Electronic – Highly accurate constant current source

current-sourceledlightoperational-amplifier

I want a continuous and highly stable light from an LED for around a couple of hours, for which I need a highly constant and highly stable current source. I prefer an opamp-based circuit for the same. What should I use?

Best Answer

I can speak from some small experiences on a part of this. I'll leave the "highly constant and highly stable" current source design to those who know this better than I. But I was involved in creating LED-based light sources intended as "lamp references" for optical work. Your description suggests the same to me.

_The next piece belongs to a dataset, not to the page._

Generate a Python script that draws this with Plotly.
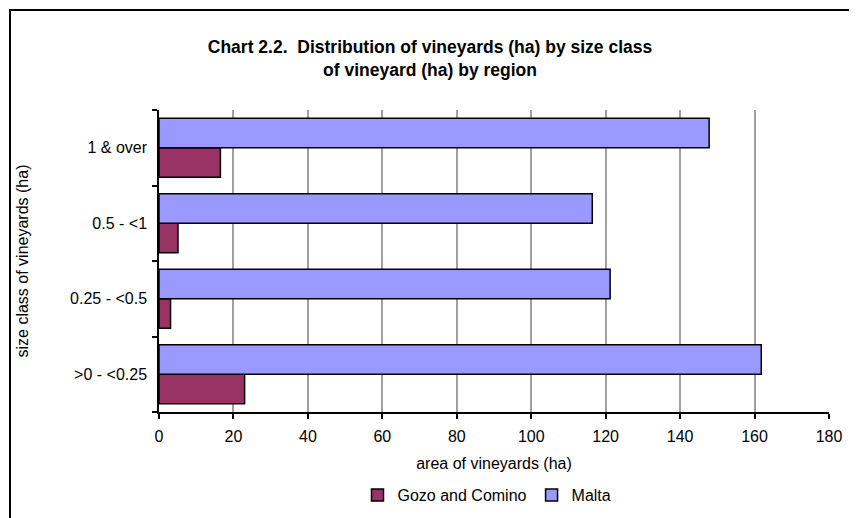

(1) Even if you have a perfect current source, LED output varies with temperature. So they must be operated at a stable temperature. We chose to heat them to about \$75^\circ\text{C}\$ using a closed loop control. That solved the temperature drift problem.

(2) LEDs themselves aren't consistent. Even those cut from the same wafer aren't consistent. We had to pre-stress thousands of them, holding them at a stable temperature while running them with a current source for days. We monitored the optical output and data logged the results. A few, a SMALL FEW, would actually gradually drift and then settle down to a stable spot (peak wavelength and intensity.) We chose those for the standards. We threw away most of them, by far. At the time, we kept less than 1% of those tested because more than 99% of them simply weren't stable even over periods of hours.

I'm just saying. I believe you are focused on the wrong issue. Buy yourself a really nice 100ppm "stability" current source from a supplier that provides the range and resolution and accuracy you want and guarantees all of it (it won't be cheap.) And then use that with your LEDs and play around with temperature and various LEDs just to sample the modern situation with LEDs before going off and worrying about the current source end of it. You need to know what parameters need to be placed under your control in order to meet your requirements. Dog first, tail later. Just one opinion.